═════ Material provided ═════

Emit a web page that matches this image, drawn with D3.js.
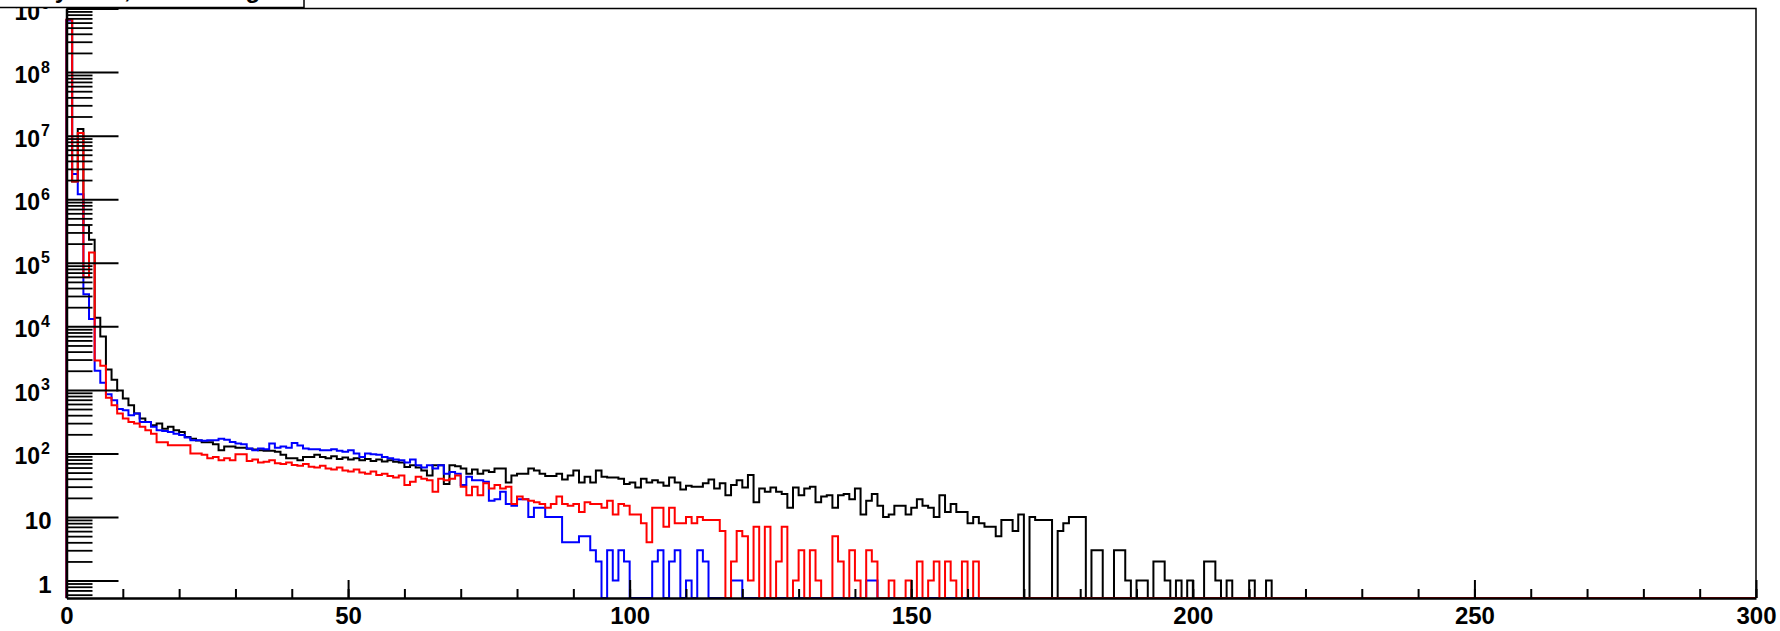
<!DOCTYPE html>
<html>
<head>
<meta charset="utf-8">
<script src="https://cdn.jsdelivr.net/npm/d3@7"></script>
<style>
  html, body { margin: 0; padding: 0; background: #fff; }
  svg { display: block; }
  text { font-family: "Liberation Sans", Arial, Helvetica, sans-serif; font-weight: bold; fill: #000; }
  .xaxis text { font-size: 24px; }
</style>
</head>
<body>
<div id="chart"></div>
<script>
// histogram: 300 bins of width 1 on [0, 300); bins past the end of a list are empty
const nBins = 300;
const xMajorTicks = [0, 50, 100, 150, 200, 250, 300];
const xMinorTicks = d3.range(0, 301, 10);
const yDecades = [1, 10, 1e2, 1e3, 1e4, 1e5, 1e6, 1e7, 1e8, 1e9];
const titleText = "Delay time, Pulse Height";

const blackCounts = [
  6.6e8, 1.9e6, 1.27e7, 3.9e5, 2.3e5, 13600, 6900, 2100, 1450, 980,
  730, 575, 425, 355, 313, 277, 295, 245, 263, 231,
  218, 182, 170, 160, 150, 150, 140, 112, 129, 129,
  123, 123, 119, 115, 112, 110, 110, 106, 95, 84,
  84, 78, 88, 88, 95, 88, 84, 90, 82, 86,
  80, 84, 78, 82, 76, 80, 75, 78, 74, 72,
  61, 65, 60, 54, 45, 65, 65, 33, 65, 63,
  58, 48, 56, 48, 54, 51, 58, 58, 35, 45,
  48, 48, 58, 54, 48, 44, 44, 48, 39, 45,
  54, 35, 43, 35, 54, 43, 42, 42, 40, 33,
  35, 29, 40, 35, 38, 35, 31, 42, 35, 27,
  31, 30, 30, 34, 39, 28, 34, 22, 32, 38,
  29, 46, 17, 28, 25, 29, 25, 23, 14, 29,
  22, 28, 30, 17, 21, 22, 14, 22, 23, 19,
  28, 11, 18, 23, 15, 10, 11, 15, 15, 11,
  14, 19, 15, 14, 10, 22, 12, 16, 12, 12,
  8, 10, 8, 7, 7, 5, 9, 9, 6, 11,
  0, 10, 9, 9, 9, 0, 6, 8, 10, 10,
  10, 0, 3, 3, 0, 0, 3, 3, 1, 0,
  1, 1, 0, 2, 2, 1, 0, 1, 0, 1,
  0, 0, 2, 2, 1, 0, 1, 0, 0, 0,
  1, 0, 0, 1
];

const blueCounts = [
  6.5e8, 2.5e6, 1.2e6, 32000, 13000, 2000, 1300, 850, 690, 500,
  480, 400, 425, 313, 313, 263, 231, 226, 218, 205,
  195, 178, 162, 162, 158, 162, 162, 171, 165, 151,
  143, 140, 120, 112, 120, 116, 143, 123, 129, 123,
  146, 133, 120, 116, 116, 112, 112, 116, 110, 106,
  112, 100, 88, 100, 97, 95, 88, 84, 80, 78,
  72, 80, 65, 60, 65, 58, 65, 48, 51, 48,
  32, 43, 38, 38, 36, 18, 19, 25, 16, 15,
  19, 19, 10, 14, 14, 10, 10, 10, 4, 4,
  4, 5, 5, 3, 2, 0, 3, 1, 3, 2,
  0, 0, 0, 0, 2, 3, 0, 2, 3, 0,
  1, 0, 3, 2, 0, 0, 0, 0, 1, 1,
  0, 0, 0, 0, 0, 0, 0, 0, 0, 0,
  0, 0, 0, 0, 0, 0, 0, 0, 0, 0,
  0, 0, 1, 1
];

const redCounts = [
  6.7e8, 1.9e6, 1.1e7, 59000, 145000, 2900, 2400, 750, 575, 425,
  355, 313, 295, 263, 231, 205, 150, 150, 134, 134,
  134, 134, 100, 100, 95, 84, 88, 78, 84, 78,
  97, 97, 76, 80, 72, 74, 78, 70, 68, 72,
  66, 64, 68, 62, 60, 64, 58, 56, 60, 54,
  52, 56, 50, 48, 52, 46, 48, 44, 42, 45,
  32, 36, 43, 40, 38, 25, 40, 38, 40, 45,
  30, 22, 30, 22, 34, 28, 32, 28, 30, 16,
  21, 19, 18, 17, 16, 14, 16, 21, 16, 15,
  16, 12, 17, 16, 16, 14, 18, 11, 16, 15,
  11, 11, 8, 4, 14, 14, 7, 14, 8, 8,
  10, 8, 10, 9, 9, 9, 6, 0, 2, 6,
  5, 1, 7, 0, 7, 0, 2, 7, 0, 1,
  3, 0, 3, 1, 0, 0, 5, 2, 0, 3,
  1, 0, 3, 2, 0, 0, 1, 0, 0, 1,
  0, 2, 0, 1, 2, 0, 2, 1, 0, 2,
  0, 2
];

const series = [
  { counts: blackCounts, color: "#000000" },
  { counts: blueCounts, color: "#0000ff" },
  { counts: redCounts, color: "#ff0000" }
];

// canvas and frame
const W = 1780;
const H = 631;
const fLeft = 66.5;
const fRight = 1756;
const fTop = 8.5;
const fBottom = 598;
const yMin = 0.532;
const yMax = 1e9;

const svg = d3
  .select("#chart")
  .append("svg")
  .attr("width", W)
  .attr("height", H);

const x = d3.scaleLinear().domain([0, nBins]).range([fLeft, fRight]);
const y = d3.scaleLog().domain([yMin, yMax]).range([fBottom, fTop]).clamp(true);

// frame (top + right)
svg
  .append("path")
  .attr("d", `M${fLeft},${fTop}H${fRight}V${fBottom}`)
  .attr("fill", "none")
  .attr("stroke", "#000")
  .attr("stroke-width", 1.5);

// histograms, empty bins sit on the bottom of the frame
const stepLine = d3
  .line()
  .x((d) => x(d[0]))
  .y((d) => y(d[1] > 0 ? d[1] : yMin))
  .curve(d3.curveStepAfter);

series.forEach((s) => {
  const pts = [[0, 0]];
  for (let i = 0; i < nBins; i++) pts.push([i, s.counts[i] || 0]);
  pts.push([nBins, 0]);
  svg
    .append("path")
    .attr("d", stepLine(pts))
    .attr("fill", "none")
    .attr("stroke", s.color)
    .attr("stroke-width", 2);
});

// x axis: secondary ticks every 10, primary every 50
svg
  .append("g")
  .attr("transform", `translate(0,${fBottom})`)
  .call(d3.axisBottom(x).tickValues(xMinorTicks).tickSizeInner(-9).tickSizeOuter(0).tickFormat(""))
  .call((g) => g.selectAll("line").attr("stroke-width", 2))
  .call((g) => g.select(".domain").attr("stroke-width", 2.5));

svg
  .append("g")
  .attr("class", "xaxis")
  .attr("transform", `translate(0,${fBottom})`)
  .call(d3.axisBottom(x).tickValues(xMajorTicks).tickSizeInner(-18).tickSizeOuter(0).tickPadding(9).tickFormat(d3.format("d")))
  .attr("font-family", null)
  .attr("font-size", null)
  .call((g) => g.selectAll("line").attr("stroke-width", 2))
  .call((g) => g.select(".domain").remove());

// y axis: log, minor ticks at 2..9 of each decade
const minorY = [];
[0.1, 1, 10, 1e2, 1e3, 1e4, 1e5, 1e6, 1e7, 1e8].forEach((d) => {
  for (let k = 2; k <= 9; k++) {
    const v = d * k;
    if (v >= yMin && v <= yMax) minorY.push(v);
  }
});

svg
  .append("g")
  .attr("transform", `translate(${fLeft},0)`)
  .call(d3.axisLeft(y).tickValues(minorY).tickSizeInner(-26).tickSizeOuter(0).tickFormat(""))
  .call((g) => g.selectAll("line").attr("stroke-width", 1.8))
  .call((g) => g.select(".domain").attr("stroke-width", 2.5));

const yMajor = svg
  .append("g")
  .attr("transform", `translate(${fLeft},0)`)
  .call(d3.axisLeft(y).tickValues(yDecades).tickSizeInner(-52).tickSizeOuter(0).tickFormat(""))
  .attr("font-family", null)
  .attr("font-size", null)
  .call((g) => g.selectAll("line").attr("stroke-width", 2))
  .call((g) => g.select(".domain").remove());

// ROOT style labels: 1, 10, then 10^n
yMajor.selectAll(".tick").each(function (d) {
  const n = Math.round(Math.log10(d));
  const t = d3.select(this).append("text").attr("text-anchor", "end");
  if (n < 2) {
    t.attr("x", -15).attr("y", 11.5).style("font-size", "24px").text(n === 0 ? "1" : "10");
  } else {
    t.attr("x", -16.5).attr("y", 10.5);
    t.append("tspan").style("font-size", "23px").text("10");
    t.append("tspan").attr("dx", 1).attr("dy", -10.5).style("font-size", "16px").text(n);
  }
});

// title box, mostly above the top of the canvas
svg
  .append("rect")
  .attr("x", -2)
  .attr("y", -40)
  .attr("width", 306)
  .attr("height", 47.5)
  .attr("fill", "#fff")
  .attr("stroke", "#000")
  .attr("stroke-width", 1.5);

svg
  .append("text")
  .attr("x", 4)
  .attr("y", -2)
  .style("font-size", "24px")
  .text(titleText);
</script>
</body>
</html>
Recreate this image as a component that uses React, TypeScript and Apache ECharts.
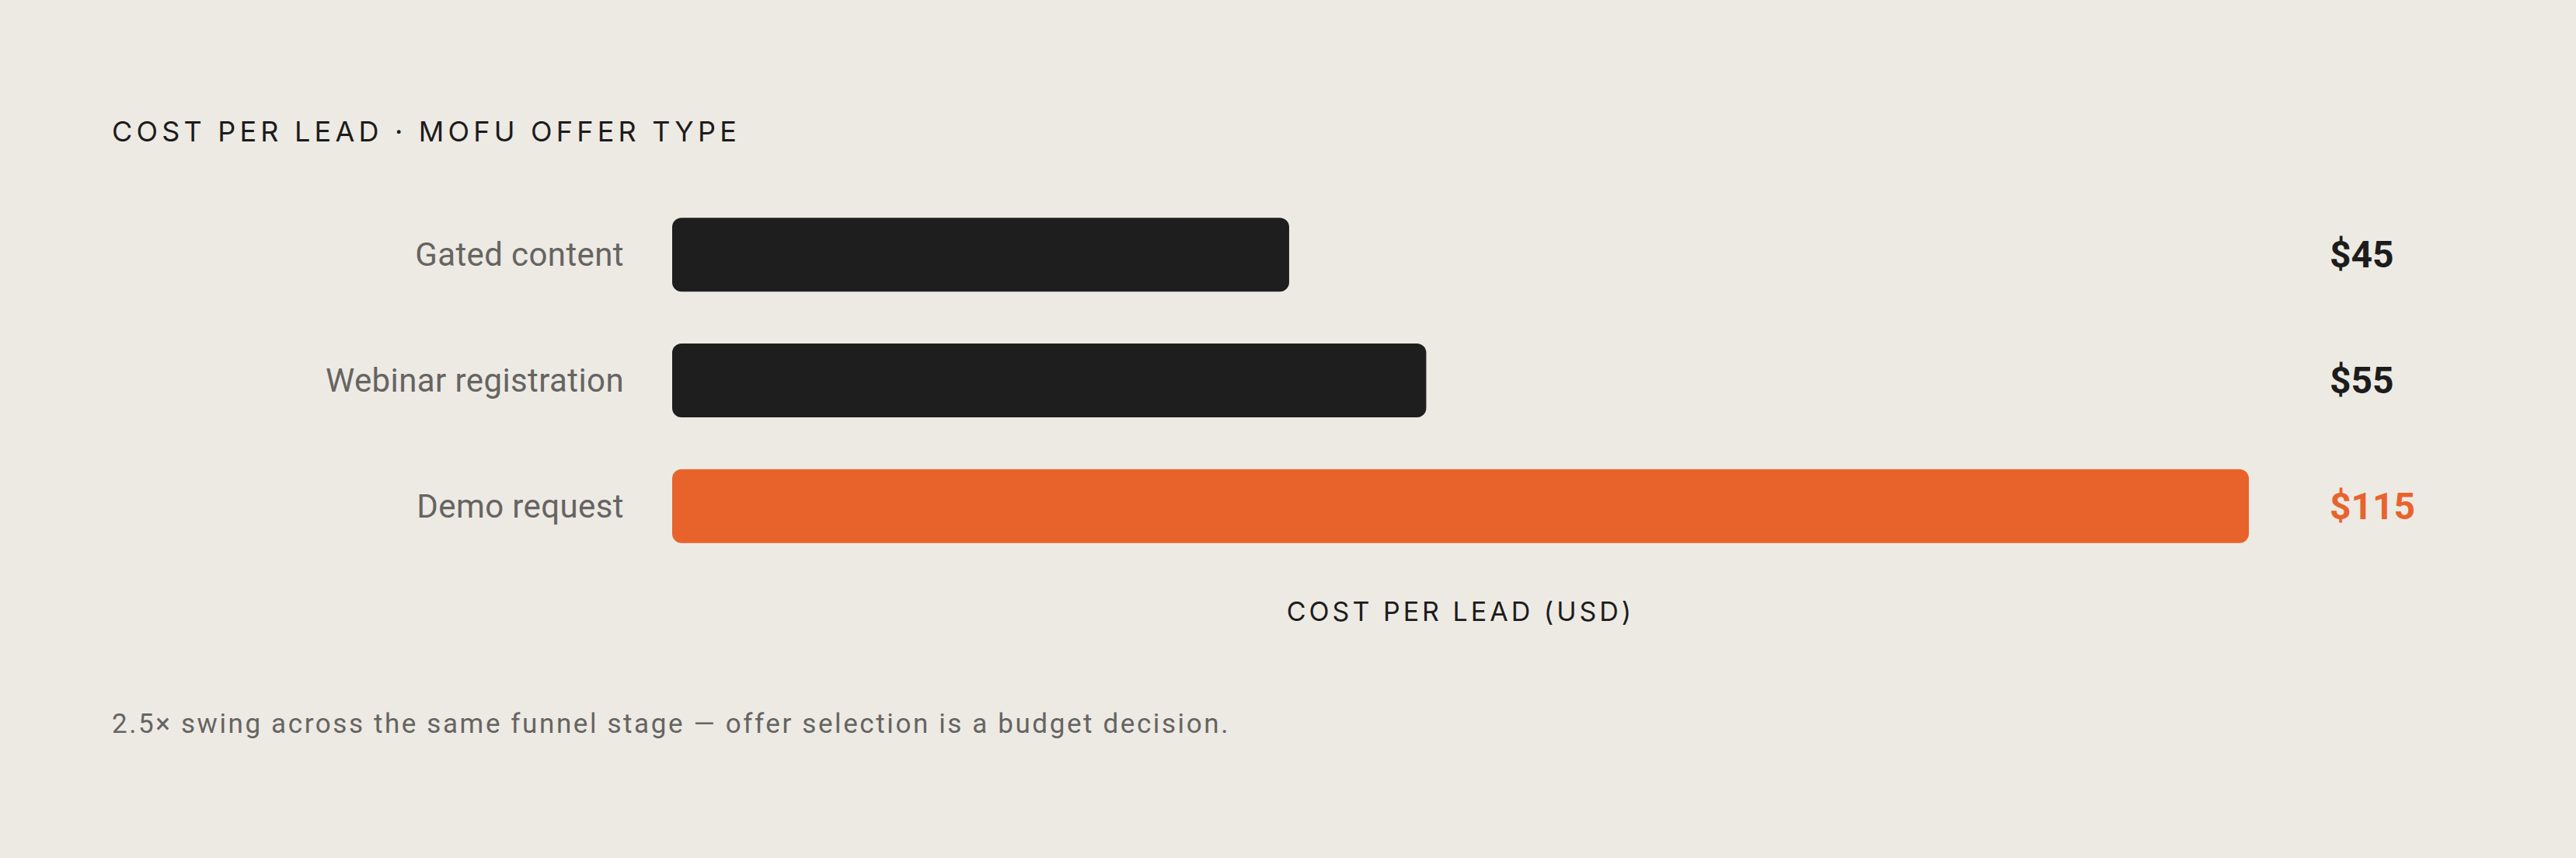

═════

* _Aim of the exercise_:
Of the lines above, how many hold the string "this"? Answer with only the number.

* _Answer for the task_:
3